In the series finale of the television show The Office, Andy Bernard says, "I wish there was a way to know you're in the good old days before you've actually left them." It's a sentiment that perfectly sums up this nostalgic Adkins song. As a father of five, Trace brings a bit of extra knowledge of that fact to this No. 1 hit tearjerker and its lines such as "You're gonna want this back / You're gonna wish these days hadn't gone by so fast ... So take a good look around / You may not know it now / But you're gonna miss this."
Adkins' most controversial song comes from the point of view of a soldier buried at Arlington National Cemetery: "And I'm proud to be on this peaceful piece of property / I'm on sacred ground, and I'm in the best of company / I'm thankful for those thankful for those things I've done / I can rest in peace / I'm one of the chosen ones / I made it to Arlington." The country star has said that "Arlington" "is not a war song, and it has nothing to do with politics. This is a true story;" however, some families of men and women who were killed in combat objected to the song, and in a Fox News interview, Adkins said also that some believe the song glorifies death in war. "Arlington" peaked at No. 16 on the charts.

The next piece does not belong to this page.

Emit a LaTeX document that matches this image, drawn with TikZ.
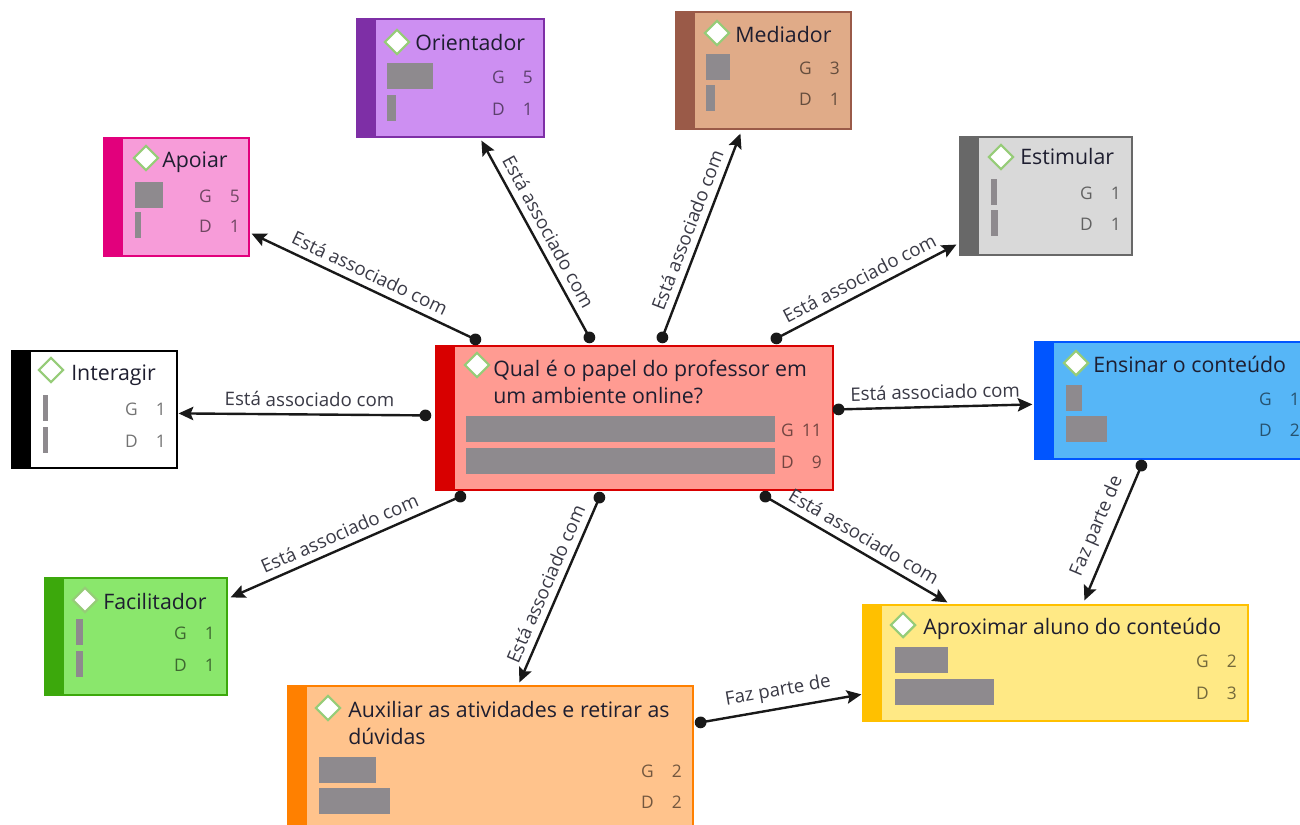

The fact that this song survived the intense '90s cheesiness of its music video (really, Adkins dancing in the kitchen is something to behold!) and remains a favorite to this day is testament to what a solid country song truly it is. "Every Light in the House Is On" played a big role in the first half of Adkins' career, too: It was his second single, and his first Top 5 hit.
Love it or hate it, there's no denying that this wild celebration of a woman's ... um, assets ... is the most successful and popular song of Adkins' career. It was his first platinum-selling single, a No. 2 hit on the Billboard Hot Country Songs chart and a Top 40 (No. 33) pop hit -- and, as country fans well know, still often heard on the radio. "Honky Tonk Badonkadonk" is that song that everyone knows even if they've never heard Adkins' name.
Also, we're sorry for getting it stuck in your head again.